Given data
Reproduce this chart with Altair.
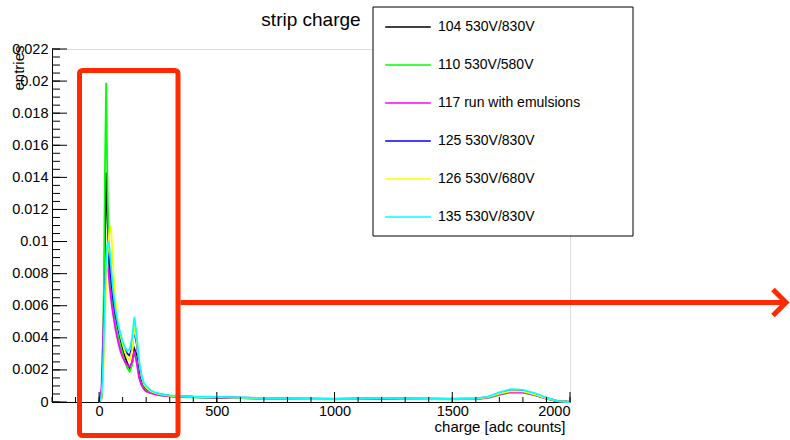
import altair as alt
import numpy as np
import pandas as pd

# ---------------- data ----------------
charge = [0, 10, 15, 20, 25, 30, 35, 40, 45, 50, 55, 60,
          70, 80, 90, 100, 110, 120, 130, 140, 150, 160, 170, 180, 190, 200,
          220, 240, 260, 280, 300, 350, 400, 450, 500,
          600, 700, 800, 900, 1000, 1100, 1200, 1300, 1400, 1500, 1600,
          1650, 1700, 1750, 1800, 1850, 1900, 1950, 2000]

runs = ["104 530V/830V", "110 530V/580V", "117 run with emulsions",
        "125 530V/830V", "126 530V/680V", "135 530V/830V"]
run_colors = ["#000000", "#00ff00", "#ff00ff", "#0000ff", "#ffff00", "#00ffff"]

run104 = [0.0, 0.0002, 0.0018, 0.0050, 0.0100, 0.0143, 0.0120, 0.0093, 0.0080, 0.0072, 0.0066, 0.0061,
          0.0053, 0.0046, 0.0039, 0.0033, 0.0028, 0.0024, 0.0021, 0.0024, 0.0033, 0.0029, 0.0019, 0.0013, 0.00095, 0.00075,
          0.00060, 0.00050, 0.00045, 0.00040, 0.00037, 0.00033, 0.00030, 0.00029, 0.00028,
          0.00025, 0.00022, 0.00020, 0.00019, 0.00018, 0.00020, 0.00021, 0.00020, 0.00019, 0.00018, 0.00020,
          0.00027, 0.00050, 0.00065, 0.00062, 0.00045, 0.00022, 0.00004, 0.0]
run110 = [0.0, 0.0003, 0.0024, 0.0070, 0.0145, 0.0199, 0.0140, 0.0102, 0.0084, 0.0073, 0.0066, 0.0060,
          0.0050, 0.0042, 0.0035, 0.0030, 0.0025, 0.0021, 0.0019, 0.0023, 0.0031, 0.0026, 0.0016, 0.0011, 0.00085, 0.00070,
          0.00055, 0.00047, 0.00042, 0.00038, 0.00035, 0.00031, 0.00029, 0.00028, 0.00027,
          0.00024, 0.00021, 0.00019, 0.00018, 0.00017, 0.00019, 0.00020, 0.00019, 0.00018, 0.00017, 0.00019,
          0.00025, 0.00045, 0.00060, 0.00058, 0.00042, 0.00020, 0.00004, 0.0]
run117 = [0.0, 0.0008, 0.0032, 0.0054, 0.0070, 0.0081, 0.0086, 0.0080, 0.0072, 0.0065, 0.0059, 0.0054,
          0.0045, 0.0038, 0.0032, 0.0028, 0.0025, 0.0023, 0.0022, 0.0025, 0.0032, 0.0024, 0.0015, 0.00105, 0.00080, 0.00065,
          0.00055, 0.00047, 0.00042, 0.00038, 0.00035, 0.00032, 0.00030, 0.00029, 0.00028,
          0.00025, 0.00022, 0.00020, 0.00019, 0.00018, 0.00020, 0.00021, 0.00020, 0.00019, 0.00018, 0.00019,
          0.00026, 0.00048, 0.00062, 0.00060, 0.00044, 0.00021, 0.00004, 0.0]
run125 = [0.0, 0.0003, 0.0016, 0.0040, 0.0068, 0.0088, 0.0094, 0.0092, 0.0086, 0.0078, 0.0071, 0.0064,
          0.0054, 0.0047, 0.0041, 0.0036, 0.0032, 0.0030, 0.0029, 0.0034, 0.0045, 0.0036, 0.0023, 0.0015, 0.0011, 0.00090,
          0.00068, 0.00056, 0.00049, 0.00044, 0.00040, 0.00036, 0.00033, 0.00032, 0.00031,
          0.00027, 0.00024, 0.00022, 0.00021, 0.00020, 0.00022, 0.00023, 0.00022, 0.00021, 0.00020, 0.00022,
          0.00030, 0.00055, 0.00072, 0.00070, 0.00050, 0.00025, 0.00005, 0.0]
run126 = [0.0, 0.0002, 0.0010, 0.0028, 0.0052, 0.0074, 0.0090, 0.0100, 0.0108, 0.0110, 0.0098, 0.0083,
          0.0063, 0.0050, 0.0042, 0.0036, 0.0031, 0.0028, 0.0026, 0.0032, 0.0047, 0.0038, 0.0025, 0.0016, 0.0011, 0.00090,
          0.00066, 0.00055, 0.00048, 0.00043, 0.00039, 0.00035, 0.00032, 0.00031, 0.00030,
          0.00026, 0.00023, 0.00021, 0.00020, 0.00019, 0.00021, 0.00022, 0.00021, 0.00020, 0.00019, 0.00021,
          0.00029, 0.00052, 0.00068, 0.00066, 0.00048, 0.00023, 0.00005, 0.0]
run135 = [0.0, 0.0003, 0.0015, 0.0039, 0.0069, 0.0090, 0.0098, 0.0100, 0.0095, 0.0086, 0.0077, 0.0069,
          0.0057, 0.0049, 0.0043, 0.0038, 0.0034, 0.0032, 0.0033, 0.0040, 0.0053, 0.0041, 0.0026, 0.0017, 0.0012, 0.0010,
          0.00072, 0.00058, 0.00050, 0.00045, 0.00041, 0.00037, 0.00034, 0.00033, 0.00032,
          0.00028, 0.00025, 0.00023, 0.00022, 0.00021, 0.00023, 0.00024, 0.00023, 0.00022, 0.00021, 0.00023,
          0.00032, 0.00060, 0.00080, 0.00076, 0.00055, 0.00027, 0.00005, 0.0]

series = [run104, run110, run117, run125, run126, run135]

x_major = [0, 500, 1000, 1500, 2000]
x_minor = list(range(-200, 2001, 100))
y_major = [0, 0.002, 0.004, 0.006, 0.008, 0.01, 0.012, 0.014, 0.016, 0.018, 0.02, 0.022]
y_minor = [round(v, 4) for v in np.arange(0, 0.02201, 0.0005)]

# ---------------- build table ----------------
rows = []
for name, vals in zip(runs, series):
    for c, v in zip(charge, vals):
        rows.append({"run": name, "charge": c, "entries": v})
df = pd.DataFrame(rows)

W, H = 518, 353
FONT = "Liberation Sans"
RED = "#ff2a00"

xscale = alt.Scale(domain=[-200, 2000], nice=False, zero=False)
yscale = alt.Scale(domain=[0, 0.022], nice=False, zero=False)
cscale = alt.Scale(domain=runs, range=run_colors)

x_axis = alt.Axis(values=x_major, format="d", title="charge [adc counts]",
                  ticks=False, grid=False, domainColor="black", domainWidth=1,
                  labelOverlap=False,
                  labelFont=FONT, labelFontSize=14.5, labelColor="black", labelPadding=2,
                  titleFont=FONT, titleFontSize=15, titleFontWeight="normal", titleColor="black",
                  titleAnchor="end", titleAlign="right", titleBaseline="alphabetic",
                  titleX=513, titleY=29)
y_axis = alt.Axis(values=y_major, format="~g", title="entries",
                  ticks=False, grid=False, domainColor="black", domainWidth=1,
                  labelOverlap=False,
                  labelFont=FONT, labelFontSize=14.5, labelColor="black", labelPadding=4,
                  titleFont=FONT, titleFontSize=15, titleFontWeight="normal", titleColor="black",
                  titleAngle=270, titleAlign="right", titleBaseline="alphabetic",
                  titleX=-29, titleY=-4)

x_enc = alt.X("charge:Q", scale=xscale, axis=x_axis)
y_enc = alt.Y("entries:Q", scale=yscale, axis=y_axis)
c_enc = alt.Color("run:N", scale=cscale,
                  legend=alt.Legend(title=None, orient="none", legendX=336, legendY=-42,
                                    padding=0, symbolType="M-1.2,0H1.2", symbolSize=1444,
                                    symbolStrokeWidth=1.4, rowPadding=11, labelOffset=10,
                                    labelFont=FONT, labelFontSize=14, labelColor="black",
                                    labelLimit=300))

layers = []
for name in runs:
    layers.append(
        alt.Chart(df).transform_filter(alt.datum.run == name)
        .mark_line(strokeWidth=1.8)
        .encode(x=x_enc, y=y_enc, color=c_enc)
    )

# inner axis ticks (ROOT style)
ymaj_df = pd.DataFrame({"entries": y_major})
ymin_df = pd.DataFrame({"entries": y_minor})
xmaj_df = pd.DataFrame({"charge": x_major})
xmin_df = pd.DataFrame({"charge": x_minor})

tick_y_major = alt.Chart(ymaj_df).mark_rule(color="black", strokeWidth=1).encode(
    y=y_enc, x=alt.value(0), x2=alt.value(15))
tick_y_minor = alt.Chart(ymin_df).mark_rule(color="black", strokeWidth=1).encode(
    y=y_enc, x=alt.value(0), x2=alt.value(8))
tick_x_major = alt.Chart(xmaj_df).mark_rule(color="black", strokeWidth=1).encode(
    x=x_enc, y=alt.value(H), y2=alt.value(H - 10))
tick_x_minor = alt.Chart(xmin_df).mark_rule(color="black", strokeWidth=1).encode(
    x=x_enc, y=alt.value(H), y2=alt.value(H - 5))

# legend box
legend_box = alt.Chart(ymaj_df.head(1)).mark_rect(fill="white", stroke="black", strokeWidth=1).encode(
    x=alt.value(321), x2=alt.value(581), y=alt.value(-42), y2=alt.value(187))

# red annotation: box around the peak and arrow
red_box = alt.Chart(ymaj_df.head(1)).mark_rect(fill=None, filled=False, stroke=RED, strokeWidth=5,
                                               cornerRadius=3).encode(
    x=alt.value(27.5), x2=alt.value(126), y=alt.value(21.5), y2=alt.value(386.5))
red_arrow = alt.Chart(ymaj_df.head(1)).mark_rule(color=RED, strokeWidth=5).encode(
    x=alt.value(128.5), x2=alt.value(732), y=alt.value(253.5))
red_head = alt.Chart(ymaj_df.head(1)).mark_point(shape="M-1,-1L0,0L-1,1", filled=False, stroke=RED,
                                                 strokeWidth=5, size=676, opacity=1,
                                                 strokeJoin="miter", strokeCap="butt").encode(
    x=alt.value(734), y=alt.value(253.5))

chart = alt.layer(
    *layers, tick_y_major, tick_y_minor, tick_x_major, tick_x_minor,
    legend_box, red_box, red_arrow, red_head
).properties(
    width=W, height=H,
    title=alt.TitleParams("strip charge", font=FONT, fontSize=19, fontWeight="normal",
                          color="black", anchor="middle", baseline="alphabetic", offset=0, dy=38),
    autosize=alt.AutoSizeParams(type="none"),
    padding={"left": 52, "top": 49, "right": 220, "bottom": 38},
).configure_view(
    stroke="#222", strokeWidth=1
).configure(background="white")

chart.save("out.html", embed_options={"renderer": "svg", "actions": False})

Task objective
Copy nothing but the lines from the first one in the listing through the line with "import pandas as pd", and omit the pictures.

Solution
Reproduce this chart with Altair.
import altair as alt
import numpy as np
import pandas as pd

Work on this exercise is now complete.